Instruction
Every line in the listing is to be echoed verbatim.

Data shown
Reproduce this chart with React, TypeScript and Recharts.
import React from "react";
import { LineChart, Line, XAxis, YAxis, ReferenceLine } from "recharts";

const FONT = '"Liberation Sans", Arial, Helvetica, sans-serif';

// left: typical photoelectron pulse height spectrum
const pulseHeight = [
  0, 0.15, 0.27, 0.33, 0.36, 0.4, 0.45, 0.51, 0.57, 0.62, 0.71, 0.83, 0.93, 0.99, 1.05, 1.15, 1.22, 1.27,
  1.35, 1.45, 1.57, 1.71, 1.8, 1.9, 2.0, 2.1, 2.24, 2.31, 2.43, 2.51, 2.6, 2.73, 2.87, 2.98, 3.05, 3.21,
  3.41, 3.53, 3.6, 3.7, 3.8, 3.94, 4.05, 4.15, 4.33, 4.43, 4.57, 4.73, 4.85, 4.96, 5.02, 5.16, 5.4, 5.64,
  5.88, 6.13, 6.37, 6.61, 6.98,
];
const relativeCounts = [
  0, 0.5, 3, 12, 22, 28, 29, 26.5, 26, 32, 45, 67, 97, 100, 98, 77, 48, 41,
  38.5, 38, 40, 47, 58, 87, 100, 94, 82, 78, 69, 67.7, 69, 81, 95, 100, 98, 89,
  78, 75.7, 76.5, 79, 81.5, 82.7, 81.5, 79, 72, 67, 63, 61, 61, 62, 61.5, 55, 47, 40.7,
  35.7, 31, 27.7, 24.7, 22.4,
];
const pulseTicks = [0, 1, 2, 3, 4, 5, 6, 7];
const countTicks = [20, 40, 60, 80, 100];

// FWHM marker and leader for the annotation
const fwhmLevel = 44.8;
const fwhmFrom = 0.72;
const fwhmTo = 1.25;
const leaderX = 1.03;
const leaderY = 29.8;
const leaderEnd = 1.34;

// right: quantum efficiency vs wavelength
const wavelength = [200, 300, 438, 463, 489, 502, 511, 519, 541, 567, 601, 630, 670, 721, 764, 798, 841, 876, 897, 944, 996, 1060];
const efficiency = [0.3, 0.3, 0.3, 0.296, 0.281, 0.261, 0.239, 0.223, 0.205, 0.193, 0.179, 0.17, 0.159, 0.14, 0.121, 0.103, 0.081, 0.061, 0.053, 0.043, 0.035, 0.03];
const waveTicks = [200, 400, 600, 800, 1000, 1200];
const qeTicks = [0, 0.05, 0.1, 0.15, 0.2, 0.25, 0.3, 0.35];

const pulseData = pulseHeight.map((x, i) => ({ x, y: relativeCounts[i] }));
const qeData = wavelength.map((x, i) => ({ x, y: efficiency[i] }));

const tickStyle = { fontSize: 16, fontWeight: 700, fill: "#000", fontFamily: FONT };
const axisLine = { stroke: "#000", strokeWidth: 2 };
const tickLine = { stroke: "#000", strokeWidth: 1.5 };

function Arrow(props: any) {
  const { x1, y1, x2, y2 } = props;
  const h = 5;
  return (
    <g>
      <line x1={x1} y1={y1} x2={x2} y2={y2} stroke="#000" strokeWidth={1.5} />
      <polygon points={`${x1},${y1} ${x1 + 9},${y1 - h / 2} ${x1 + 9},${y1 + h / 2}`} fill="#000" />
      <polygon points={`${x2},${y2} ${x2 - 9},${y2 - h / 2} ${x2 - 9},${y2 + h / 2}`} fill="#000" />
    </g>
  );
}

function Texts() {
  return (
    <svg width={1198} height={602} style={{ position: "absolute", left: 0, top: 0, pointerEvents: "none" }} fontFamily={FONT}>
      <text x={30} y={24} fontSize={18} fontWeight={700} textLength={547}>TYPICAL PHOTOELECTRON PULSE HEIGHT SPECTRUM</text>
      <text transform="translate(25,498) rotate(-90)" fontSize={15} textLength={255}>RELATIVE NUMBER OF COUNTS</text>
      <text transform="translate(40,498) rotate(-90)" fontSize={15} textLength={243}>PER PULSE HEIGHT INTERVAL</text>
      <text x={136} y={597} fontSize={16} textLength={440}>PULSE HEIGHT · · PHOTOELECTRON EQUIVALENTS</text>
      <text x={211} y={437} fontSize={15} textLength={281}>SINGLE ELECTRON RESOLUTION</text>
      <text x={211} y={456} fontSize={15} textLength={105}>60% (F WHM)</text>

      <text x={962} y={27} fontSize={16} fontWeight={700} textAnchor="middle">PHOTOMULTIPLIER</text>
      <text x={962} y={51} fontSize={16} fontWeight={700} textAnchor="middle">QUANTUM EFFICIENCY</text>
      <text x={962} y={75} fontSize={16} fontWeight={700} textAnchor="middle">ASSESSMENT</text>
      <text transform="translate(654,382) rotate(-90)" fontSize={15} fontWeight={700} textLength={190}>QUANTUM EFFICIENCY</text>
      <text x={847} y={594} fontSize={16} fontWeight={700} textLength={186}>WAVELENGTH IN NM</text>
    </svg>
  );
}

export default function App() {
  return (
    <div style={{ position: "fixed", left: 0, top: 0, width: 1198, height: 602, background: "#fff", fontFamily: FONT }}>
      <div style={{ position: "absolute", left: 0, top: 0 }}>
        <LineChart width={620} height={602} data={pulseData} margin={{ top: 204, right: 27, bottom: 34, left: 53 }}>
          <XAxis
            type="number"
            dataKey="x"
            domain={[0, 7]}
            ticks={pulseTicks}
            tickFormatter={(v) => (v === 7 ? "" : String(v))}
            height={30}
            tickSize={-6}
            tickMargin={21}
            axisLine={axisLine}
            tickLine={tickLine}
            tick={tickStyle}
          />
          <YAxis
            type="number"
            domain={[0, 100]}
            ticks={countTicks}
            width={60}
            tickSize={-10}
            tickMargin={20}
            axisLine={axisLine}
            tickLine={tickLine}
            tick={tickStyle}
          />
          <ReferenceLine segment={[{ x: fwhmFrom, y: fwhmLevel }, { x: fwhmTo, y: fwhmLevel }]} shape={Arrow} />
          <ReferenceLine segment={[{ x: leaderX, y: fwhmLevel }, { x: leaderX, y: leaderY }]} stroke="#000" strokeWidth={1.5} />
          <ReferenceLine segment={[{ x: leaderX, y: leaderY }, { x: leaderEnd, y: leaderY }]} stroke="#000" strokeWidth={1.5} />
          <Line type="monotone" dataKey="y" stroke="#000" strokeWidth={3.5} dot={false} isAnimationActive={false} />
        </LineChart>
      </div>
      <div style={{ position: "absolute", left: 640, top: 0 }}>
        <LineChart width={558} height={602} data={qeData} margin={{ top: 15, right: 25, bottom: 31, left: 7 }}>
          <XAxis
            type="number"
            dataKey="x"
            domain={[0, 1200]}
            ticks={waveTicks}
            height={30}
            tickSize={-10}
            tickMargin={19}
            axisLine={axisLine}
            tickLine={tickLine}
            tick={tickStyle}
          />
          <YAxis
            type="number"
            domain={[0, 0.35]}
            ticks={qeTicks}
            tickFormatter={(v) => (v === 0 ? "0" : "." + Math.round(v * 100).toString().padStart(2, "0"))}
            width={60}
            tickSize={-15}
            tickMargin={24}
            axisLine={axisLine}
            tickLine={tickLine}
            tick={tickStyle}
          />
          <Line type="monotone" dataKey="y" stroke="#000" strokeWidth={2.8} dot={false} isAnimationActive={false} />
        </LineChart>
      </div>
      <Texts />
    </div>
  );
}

Answer to this task
Reproduce this chart with React, TypeScript and Recharts.
import React from "react";
import { LineChart, Line, XAxis, YAxis, ReferenceLine } from "recharts";

const FONT = '"Liberation Sans", Arial, Helvetica, sans-serif';

// left: typical photoelectron pulse height spectrum
const pulseHeight = [
  0, 0.15, 0.27, 0.33, 0.36, 0.4, 0.45, 0.51, 0.57, 0.62, 0.71, 0.83, 0.93, 0.99, 1.05, 1.15, 1.22, 1.27,
  1.35, 1.45, 1.57, 1.71, 1.8, 1.9, 2.0, 2.1, 2.24, 2.31, 2.43, 2.51, 2.6, 2.73, 2.87, 2.98, 3.05, 3.21,
  3.41, 3.53, 3.6, 3.7, 3.8, 3.94, 4.05, 4.15, 4.33, 4.43, 4.57, 4.73, 4.85, 4.96, 5.02, 5.16, 5.4, 5.64,
  5.88, 6.13, 6.37, 6.61, 6.98,
];
const relativeCounts = [
  0, 0.5, 3, 12, 22, 28, 29, 26.5, 26, 32, 45, 67, 97, 100, 98, 77, 48, 41,
  38.5, 38, 40, 47, 58, 87, 100, 94, 82, 78, 69, 67.7, 69, 81, 95, 100, 98, 89,
  78, 75.7, 76.5, 79, 81.5, 82.7, 81.5, 79, 72, 67, 63, 61, 61, 62, 61.5, 55, 47, 40.7,
  35.7, 31, 27.7, 24.7, 22.4,
];
const pulseTicks = [0, 1, 2, 3, 4, 5, 6, 7];
const countTicks = [20, 40, 60, 80, 100];

// FWHM marker and leader for the annotation
const fwhmLevel = 44.8;
const fwhmFrom = 0.72;
const fwhmTo = 1.25;
const leaderX = 1.03;
const leaderY = 29.8;
const leaderEnd = 1.34;

// right: quantum efficiency vs wavelength
const wavelength = [200, 300, 438, 463, 489, 502, 511, 519, 541, 567, 601, 630, 670, 721, 764, 798, 841, 876, 897, 944, 996, 1060];
const efficiency = [0.3, 0.3, 0.3, 0.296, 0.281, 0.261, 0.239, 0.223, 0.205, 0.193, 0.179, 0.17, 0.159, 0.14, 0.121, 0.103, 0.081, 0.061, 0.053, 0.043, 0.035, 0.03];
const waveTicks = [200, 400, 600, 800, 1000, 1200];
const qeTicks = [0, 0.05, 0.1, 0.15, 0.2, 0.25, 0.3, 0.35];

const pulseData = pulseHeight.map((x, i) => ({ x, y: relativeCounts[i] }));
const qeData = wavelength.map((x, i) => ({ x, y: efficiency[i] }));

const tickStyle = { fontSize: 16, fontWeight: 700, fill: "#000", fontFamily: FONT };
const axisLine = { stroke: "#000", strokeWidth: 2 };
const tickLine = { stroke: "#000", strokeWidth: 1.5 };

function Arrow(props: any) {
  const { x1, y1, x2, y2 } = props;
  const h = 5;
  return (
    <g>
      <line x1={x1} y1={y1} x2={x2} y2={y2} stroke="#000" strokeWidth={1.5} />
      <polygon points={`${x1},${y1} ${x1 + 9},${y1 - h / 2} ${x1 + 9},${y1 + h / 2}`} fill="#000" />
      <polygon points={`${x2},${y2} ${x2 - 9},${y2 - h / 2} ${x2 - 9},${y2 + h / 2}`} fill="#000" />
    </g>
  );
}

function Texts() {
  return (
    <svg width={1198} height={602} style={{ position: "absolute", left: 0, top: 0, pointerEvents: "none" }} fontFamily={FONT}>
      <text x={30} y={24} fontSize={18} fontWeight={700} textLength={547}>TYPICAL PHOTOELECTRON PULSE HEIGHT SPECTRUM</text>
      <text transform="translate(25,498) rotate(-90)" fontSize={15} textLength={255}>RELATIVE NUMBER OF COUNTS</text>
      <text transform="translate(40,498) rotate(-90)" fontSize={15} textLength={243}>PER PULSE HEIGHT INTERVAL</text>
      <text x={136} y={597} fontSize={16} textLength={440}>PULSE HEIGHT · · PHOTOELECTRON EQUIVALENTS</text>
      <text x={211} y={437} fontSize={15} textLength={281}>SINGLE ELECTRON RESOLUTION</text>
      <text x={211} y={456} fontSize={15} textLength={105}>60% (F WHM)</text>

      <text x={962} y={27} fontSize={16} fontWeight={700} textAnchor="middle">PHOTOMULTIPLIER</text>
      <text x={962} y={51} fontSize={16} fontWeight={700} textAnchor="middle">QUANTUM EFFICIENCY</text>
      <text x={962} y={75} fontSize={16} fontWeight={700} textAnchor="middle">ASSESSMENT</text>
      <text transform="translate(654,382) rotate(-90)" fontSize={15} fontWeight={700} textLength={190}>QUANTUM EFFICIENCY</text>
      <text x={847} y={594} fontSize={16} fontWeight={700} textLength={186}>WAVELENGTH IN NM</text>
    </svg>
  );
}

export default function App() {
  return (
    <div style={{ position: "fixed", left: 0, top: 0, width: 1198, height: 602, background: "#fff", fontFamily: FONT }}>
      <div style={{ position: "absolute", left: 0, top: 0 }}>
        <LineChart width={620} height={602} data={pulseData} margin={{ top: 204, right: 27, bottom: 34, left: 53 }}>
          <XAxis
            type="number"
            dataKey="x"
            domain={[0, 7]}
            ticks={pulseTicks}
            tickFormatter={(v) => (v === 7 ? "" : String(v))}
            height={30}
            tickSize={-6}
            tickMargin={21}
            axisLine={axisLine}
            tickLine={tickLine}
            tick={tickStyle}
          />
          <YAxis
            type="number"
            domain={[0, 100]}
            ticks={countTicks}
            width={60}
            tickSize={-10}
            tickMargin={20}
            axisLine={axisLine}
            tickLine={tickLine}
            tick={tickStyle}
          />
          <ReferenceLine segment={[{ x: fwhmFrom, y: fwhmLevel }, { x: fwhmTo, y: fwhmLevel }]} shape={Arrow} />
          <ReferenceLine segment={[{ x: leaderX, y: fwhmLevel }, { x: leaderX, y: leaderY }]} stroke="#000" strokeWidth={1.5} />
          <ReferenceLine segment={[{ x: leaderX, y: leaderY }, { x: leaderEnd, y: leaderY }]} stroke="#000" strokeWidth={1.5} />
          <Line type="monotone" dataKey="y" stroke="#000" strokeWidth={3.5} dot={false} isAnimationActive={false} />
        </LineChart>
      </div>
      <div style={{ position: "absolute", left: 640, top: 0 }}>
        <LineChart width={558} height={602} data={qeData} margin={{ top: 15, right: 25, bottom: 31, left: 7 }}>
          <XAxis
            type="number"
            dataKey="x"
            domain={[0, 1200]}
            ticks={waveTicks}
            height={30}
            tickSize={-10}
            tickMargin={19}
            axisLine={axisLine}
            tickLine={tickLine}
            tick={tickStyle}
          />
          <YAxis
            type="number"
            domain={[0, 0.35]}
            ticks={qeTicks}
            tickFormatter={(v) => (v === 0 ? "0" : "." + Math.round(v * 100).toString().padStart(2, "0"))}
            width={60}
            tickSize={-15}
            tickMargin={24}
            axisLine={axisLine}
            tickLine={tickLine}
            tick={tickStyle}
          />
          <Line type="monotone" dataKey="y" stroke="#000" strokeWidth={2.8} dot={false} isAnimationActive={false} />
        </LineChart>
      </div>
      <Texts />
    </div>
  );
}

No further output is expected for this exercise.